▽

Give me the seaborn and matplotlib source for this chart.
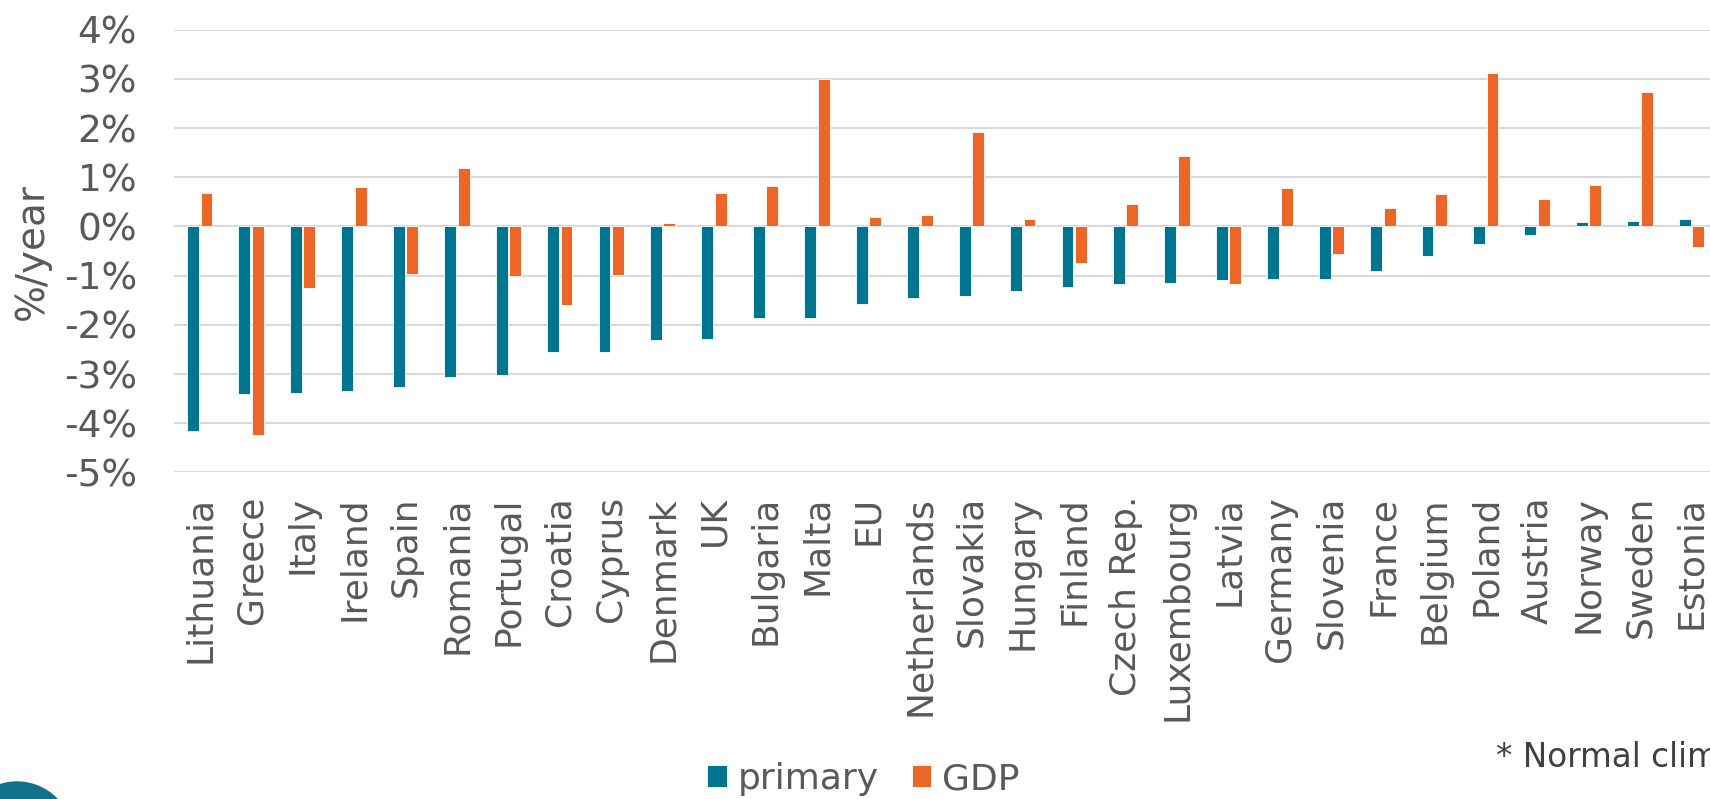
import numpy as np
import pandas as pd
import matplotlib
matplotlib.use('Agg')
import matplotlib.pyplot as plt
from matplotlib.patches import Circle
from matplotlib.ticker import FuncFormatter
import seaborn as sns

# -----------------------------------------------------------------------------
# Data (%/year)
# -----------------------------------------------------------------------------
countries = ['Lithuania', 'Greece', 'Italy', 'Ireland', 'Spain', 'Romania',
             'Portugal', 'Croatia', 'Cyprus', 'Denmark', 'UK', 'Bulgaria',
             'Malta', 'EU', 'Netherlands', 'Slovakia', 'Hungary', 'Finland',
             'Czech Rep.', 'Luxembourg', 'Latvia', 'Germany', 'Slovenia',
             'France', 'Belgium', 'Poland', 'Austria', 'Norway', 'Sweden',
             'Estonia']
primary = [-4.15, -3.40, -3.38, -3.35, -3.26, -3.05, -3.01, -2.56, -2.56,
           -2.31, -2.28, -1.86, -1.86, -1.58, -1.46, -1.41, -1.31, -1.23,
           -1.17, -1.14, -1.08, -1.06, -1.06, -0.91, -0.60, -0.36, -0.18,
           0.09, 0.12, 0.15]
gdp = [0.68, -4.24, -1.25, 0.81, -0.96, 1.18, -1.00, -1.60, -0.99, 0.07,
       0.68, 0.83, 3.00, 0.20, 0.23, 1.92, 0.15, -0.74, 0.46, 1.44, -1.16,
       0.79, -0.55, 0.38, 0.66, 3.13, 0.56, 0.85, 2.73, -0.42]
series_names = ['primary', 'GDP']

TEAL = '#00758F'
ORANGE = '#EC6628'
TEXT = '#595959'

df = pd.DataFrame({
    'country': countries * 2,
    'series': [series_names[0]] * len(countries) + [series_names[1]] * len(countries),
    'value': primary + gdp,
})

# -----------------------------------------------------------------------------
# Figure
# -----------------------------------------------------------------------------
sns.set_theme(style='white')
plt.rcParams['font.family'] = ['DejaVu Sans']

fig = plt.figure(figsize=(17.1, 7.99), dpi=100)
ax = fig.add_axes([0.10175, 0.40864, 0.89825, 0.55419])

sns.barplot(data=df, x='country', y='value', hue='series', order=countries,
            hue_order=series_names, palette=[TEAL, ORANGE], errorbar=None,
            width=0.525, gap=0.12, edgecolor='white', linewidth=0.6,
            saturation=1, ax=ax)

ax.set_ylim(-5, 4)
ax.set_xlim(-0.5, 29.36)
ax.set_yticks(np.arange(-5, 5, 1))
ax.yaxis.set_major_formatter(FuncFormatter(lambda v, p: f'{int(round(v))}%'))
ax.yaxis.grid(True, color='#d9d9d9', linewidth=1.5)
ax.set_axisbelow(True)
for s in ax.spines.values():
    s.set_visible(False)

ax.tick_params(axis='y', length=0, pad=26.5, labelsize=27, labelcolor=TEXT)
ax.tick_params(axis='x', length=0, pad=17, labelsize=26, labelcolor=TEXT)
for t in ax.get_xticklabels():
    t.set_rotation(90)

ax.set_xlabel('')
ax.set_ylabel('%/year', fontsize=28, color=TEXT)
ax.yaxis.set_label_coords(-0.080, 0.5)

handles, labels = ax.get_legend_handles_labels()
ax.legend(handles, labels, loc='center', bbox_to_anchor=(0.505, 0.025),
          bbox_transform=fig.transFigure, ncol=2, frameon=False,
          fontsize=26, handlelength=0.55, handleheight=0.55,
          handletextpad=0.3, columnspacing=0.9, labelcolor=TEXT)

fig.text(1496 / 1710, 1 - 766.7 / 799, '* Normal climate', fontsize=23.5,
         color='#404040', ha='left', va='baseline')

# logo circle peeking in at the lower-left corner
fig.add_artist(Circle((0.17, -0.385), 0.555, transform=fig.dpi_scale_trans,
                      color='#137089', clip_on=False))

fig.savefig('out.png', dpi=100)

△

Stated problem ::
Using the material above, return every line exactly as it appears, minus the pictures.

Answer for the task ::
Give me the seaborn and matplotlib source for this chart.
import numpy as np
import pandas as pd
import matplotlib
matplotlib.use('Agg')
import matplotlib.pyplot as plt
from matplotlib.patches import Circle
from matplotlib.ticker import FuncFormatter
import seaborn as sns

# -----------------------------------------------------------------------------
# Data (%/year)
# -----------------------------------------------------------------------------
countries = ['Lithuania', 'Greece', 'Italy', 'Ireland', 'Spain', 'Romania',
             'Portugal', 'Croatia', 'Cyprus', 'Denmark', 'UK', 'Bulgaria',
             'Malta', 'EU', 'Netherlands', 'Slovakia', 'Hungary', 'Finland',
             'Czech Rep.', 'Luxembourg', 'Latvia', 'Germany', 'Slovenia',
             'France', 'Belgium', 'Poland', 'Austria', 'Norway', 'Sweden',
             'Estonia']
primary = [-4.15, -3.40, -3.38, -3.35, -3.26, -3.05, -3.01, -2.56, -2.56,
           -2.31, -2.28, -1.86, -1.86, -1.58, -1.46, -1.41, -1.31, -1.23,
           -1.17, -1.14, -1.08, -1.06, -1.06, -0.91, -0.60, -0.36, -0.18,
           0.09, 0.12, 0.15]
gdp = [0.68, -4.24, -1.25, 0.81, -0.96, 1.18, -1.00, -1.60, -0.99, 0.07,
       0.68, 0.83, 3.00, 0.20, 0.23, 1.92, 0.15, -0.74, 0.46, 1.44, -1.16,
       0.79, -0.55, 0.38, 0.66, 3.13, 0.56, 0.85, 2.73, -0.42]
series_names = ['primary', 'GDP']

TEAL = '#00758F'
ORANGE = '#EC6628'
TEXT = '#595959'

df = pd.DataFrame({
    'country': countries * 2,
    'series': [series_names[0]] * len(countries) + [series_names[1]] * len(countries),
    'value': primary + gdp,
})

# -----------------------------------------------------------------------------
# Figure
# -----------------------------------------------------------------------------
sns.set_theme(style='white')
plt.rcParams['font.family'] = ['DejaVu Sans']

fig = plt.figure(figsize=(17.1, 7.99), dpi=100)
ax = fig.add_axes([0.10175, 0.40864, 0.89825, 0.55419])

sns.barplot(data=df, x='country', y='value', hue='series', order=countries,
            hue_order=series_names, palette=[TEAL, ORANGE], errorbar=None,
            width=0.525, gap=0.12, edgecolor='white', linewidth=0.6,
            saturation=1, ax=ax)

ax.set_ylim(-5, 4)
ax.set_xlim(-0.5, 29.36)
ax.set_yticks(np.arange(-5, 5, 1))
ax.yaxis.set_major_formatter(FuncFormatter(lambda v, p: f'{int(round(v))}%'))
ax.yaxis.grid(True, color='#d9d9d9', linewidth=1.5)
ax.set_axisbelow(True)
for s in ax.spines.values():
    s.set_visible(False)

ax.tick_params(axis='y', length=0, pad=26.5, labelsize=27, labelcolor=TEXT)
ax.tick_params(axis='x', length=0, pad=17, labelsize=26, labelcolor=TEXT)
for t in ax.get_xticklabels():
    t.set_rotation(90)

ax.set_xlabel('')
ax.set_ylabel('%/year', fontsize=28, color=TEXT)
ax.yaxis.set_label_coords(-0.080, 0.5)

handles, labels = ax.get_legend_handles_labels()
ax.legend(handles, labels, loc='center', bbox_to_anchor=(0.505, 0.025),
          bbox_transform=fig.transFigure, ncol=2, frameon=False,
          fontsize=26, handlelength=0.55, handleheight=0.55,
          handletextpad=0.3, columnspacing=0.9, labelcolor=TEXT)

fig.text(1496 / 1710, 1 - 766.7 / 799, '* Normal climate', fontsize=23.5,
         color='#404040', ha='left', va='baseline')

# logo circle peeking in at the lower-left corner
fig.add_artist(Circle((0.17, -0.385), 0.555, transform=fig.dpi_scale_trans,
                      color='#137089', clip_on=False))

fig.savefig('out.png', dpi=100)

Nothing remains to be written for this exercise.